Additionally, use EXPLAIN statements to analyze query execution plans and identify potential performance bottlenecks. In MySQL:
EXPLAIN SELECT `town`, COUNT(*) FROM `user` GROUP BY `town`;
Practical Application Scenarios Analysis
The combination of COUNT and GROUP BY finds widespread application across various business systems:
In e-commerce systems, counting orders per product category:
SELECT category, COUNT(order_id)
FROM orders
GROUP BY category;
In social platforms, counting active users per city:
SELECT city, COUNT(user_id)
FROM users
WHERE last_login_date >= CURDATE() - INTERVAL 30 DAY
GROUP BY city;
In log analysis, counting occurrence frequency of each error type:
SELECT error_type, COUNT(*)
FROM system_logs
WHERE log_date >= '2024-01-01'
GROUP BY error_type
ORDER BY COUNT(*) DESC;
Common Pitfalls and Best Practices
When using COUNT with GROUP BY, several common issues require attention:
First, ensure that non-aggregated columns in the SELECT list are included in the GROUP BY clause, otherwise syntax errors or unexpected results may occur.
Second, understand the difference between COUNT(*) and COUNT(column_name)—the former counts all rows, while the latter counts only non-NULL values.
Additionally, use HAVING and WHERE appropriately: WHERE filters records before grouping, HAVING filters group results after grouping.
Finally, for complex statistical analysis, consider breaking large queries into multiple smaller queries or using temporary tables to store intermediate results, improving maintainability and performance.

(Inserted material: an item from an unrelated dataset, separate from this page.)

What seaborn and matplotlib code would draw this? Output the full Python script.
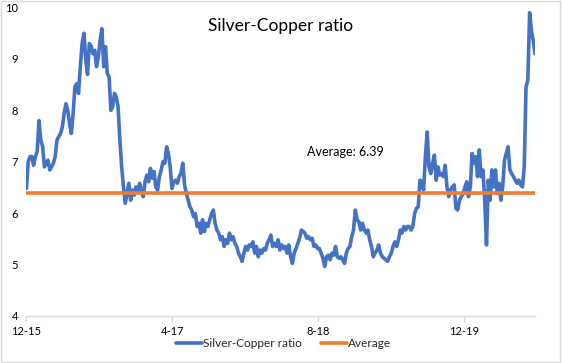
import numpy as np
import pandas as pd
import matplotlib
matplotlib.use("Agg")
import matplotlib.pyplot as plt
import seaborn as sns
from matplotlib.lines import Line2D
from matplotlib.patches import Rectangle

# ---- data ----
start_date = "2015-12-01"
step = "6D"
ratio_values = [
    6.48, 7.0, 7.1, 7.1, 6.93, 7.1, 7.2, 7.8, 7.42, 7.3,
    6.9, 6.97, 7.03, 6.84, 6.9, 6.97, 7.1, 7.42, 7.49, 7.55,
    7.68, 7.94, 8.13, 8.0, 7.74, 7.55, 7.94, 8.46, 8.52, 8.33,
    8.85, 9.3, 9.5, 9.0, 8.7, 9.3, 9.25, 9.1, 9.17, 8.85,
    9.04, 9.36, 9.59, 8.85, 9.24, 8.72, 8.65, 8.0, 8.07, 8.33,
    8.26, 8.07, 7.42, 6.9, 6.51, 6.19, 6.38, 6.58, 6.25, 6.45,
    6.35, 6.51, 6.42, 6.58, 6.42, 6.32, 6.61, 6.74, 6.61, 6.87,
    6.68, 6.81, 6.51, 6.45, 6.71, 6.84, 7.0, 6.97, 7.29, 7.16,
    6.9, 6.48, 6.61, 6.64, 6.58, 6.71, 6.77, 6.97, 6.55, 6.38,
    6.25, 6.12, 6.06, 5.93, 5.99, 5.74, 5.8, 5.61, 5.87, 5.64,
    5.8, 5.74, 5.87, 5.99, 6.06, 5.8, 5.67, 5.61, 5.48, 5.54,
    5.35, 5.48, 5.41, 5.61, 5.48, 5.54, 5.41, 5.35, 5.22, 5.15,
    5.06, 5.22, 5.35, 5.28, 5.38, 5.35, 5.44, 5.22, 5.35, 5.15,
    5.28, 5.22, 5.31, 5.28, 5.41, 5.48, 5.57, 5.35, 5.41, 5.35,
    5.48, 5.28, 5.38, 5.31, 5.35, 5.22, 5.38, 5.15, 5.02, 5.22,
    5.31, 5.41, 5.51, 5.67, 5.64, 5.61, 5.51, 5.54, 5.48, 5.51,
    5.35, 5.38, 5.31, 5.31, 5.22, 5.12, 4.96, 5.15, 5.18, 5.09,
    5.22, 5.18, 5.35, 5.15, 5.12, 5.15, 5.09, 5.02, 5.22, 5.31,
    5.35, 5.54, 5.67, 6.06, 5.87, 5.83, 5.67, 5.80, 5.67, 5.61,
    5.67, 5.48, 5.35, 5.15, 5.22, 5.28, 5.38, 5.22, 5.15, 5.12,
    5.09, 5.06, 5.15, 5.22, 5.35, 5.44, 5.35, 5.48, 5.67, 5.61,
    5.74, 5.67, 5.74, 5.74, 5.67, 5.74, 5.99, 6.09, 6.12, 6.64,
    6.61, 6.45, 7.1, 7.58, 6.9, 6.77, 6.97, 7.13, 6.64, 6.9,
    6.74, 6.77, 6.71, 6.93, 6.51, 6.32, 6.45, 6.51, 6.55, 6.09,
    6.06, 6.25, 6.32, 6.38, 6.51, 6.61, 6.32, 6.51, 7.16, 6.97,
    7.10, 6.71, 7.23, 6.71, 6.84, 6.25, 5.38, 6.64, 6.25, 6.84,
    6.51, 6.84, 6.38, 6.58, 6.25, 6.51, 7.03, 7.16, 7.29, 6.84,
    6.77, 6.71, 6.64, 6.58, 6.64, 6.55, 6.51, 6.9, 8.46, 8.59,
    9.9, 9.55, 9.36, 9.1,
]
average_value = 6.39
tick_dates = ["2015-12-01", "2017-04-01", "2018-08-01", "2019-12-01"]
tick_labels = ["12-15", "4-17", "8-18", "12-19"]
y_ticks = [4, 5, 6, 7, 8, 9, 10]
series_names = ["Silver-Copper ratio", "Average"]
title = "Silver-Copper ratio"
annotation = "Average: 6.39"

dates = pd.date_range(start=start_date, periods=len(ratio_values), freq=step)
df = pd.DataFrame({
    "date": np.concatenate([dates, dates]),
    "value": ratio_values + [average_value] * len(ratio_values),
    "series": [series_names[0]] * len(ratio_values) + [series_names[1]] * len(ratio_values),
})

sns.set_theme(style="white")
plt.rcParams["font.family"] = ["Lato", "DejaVu Sans"]

fig = plt.figure(figsize=(5.62, 3.63), dpi=100)
ax = fig.add_axes([0.047, 0.13, 0.905, 0.849])

sns.lineplot(data=df, x="date", y="value", hue="series",
             palette={series_names[0]: "#4472C4", series_names[1]: "#ED7D31"},
             linewidth=2.6, ax=ax, legend=False)

ax.set_xlim(dates[0], dates[-1])
ax.set_ylim(4, 10)
ax.set_yticks(y_ticks)
ax.set_yticklabels([str(v) for v in y_ticks], fontsize=8, color="#000000")
ax.set_xticks(pd.to_datetime(tick_dates))
ax.set_xticklabels(tick_labels, fontsize=8, color="#000000")
ax.set_xlabel("")
ax.set_ylabel("")

for s in ["top", "right", "left"]:
    ax.spines[s].set_visible(False)
ax.spines["bottom"].set_color("#d9d9d9")
ax.spines["bottom"].set_linewidth(1)
ax.tick_params(axis="x", which="both", bottom=True, length=4, width=1,
               color="#d9d9d9", pad=3)
ax.tick_params(axis="y", length=0, pad=6)
ax.grid(False)

ax.text(0.5, 0.965, title, transform=ax.transAxes, ha="center", va="top",
        fontsize=12.5, color="#000000")
ax.text(pd.Timestamp("2018-11-01"), 7.19, annotation, ha="center", va="center",
        fontsize=9, color="#000000")

handles = [Line2D([], [], color="#4472C4", lw=2.6),
           Line2D([], [], color="#ED7D31", lw=2.6)]
fig.legend(handles, series_names, loc="center", bbox_to_anchor=(0.505, 0.053),
           ncol=2, frameon=False, fontsize=8.5, handlelength=2.2,
           handletextpad=0.1, columnspacing=1.6)

fig.patches.append(Rectangle((0.002, 0.003), 0.995, 0.993, transform=fig.transFigure,
                             fill=False, edgecolor="#d9d9d9", linewidth=1))

fig.savefig("out.png", dpi=100)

Advanced Application Techniques
Beyond basic counting functionality, COUNT with GROUP BY can combine with other SQL features to implement more complex analysis:
Combining with CASE statements for conditional counting:
SELECT
town,
COUNT(*) as total_users,
COUNT(CASE WHEN age < 30 THEN 1 END) as young_users,
COUNT(CASE WHEN age >= 30 THEN 1 END) as adult_users
FROM user
GROUP BY town;
Combining with window functions for cumulative statistics:
SELECT
town,
COUNT(*) as user_count,
SUM(COUNT(*)) OVER (ORDER BY COUNT(*) DESC) as cumulative_count
FROM user
GROUP BY town;
These advanced techniques provide richer data insights to meet complex business analysis requirements.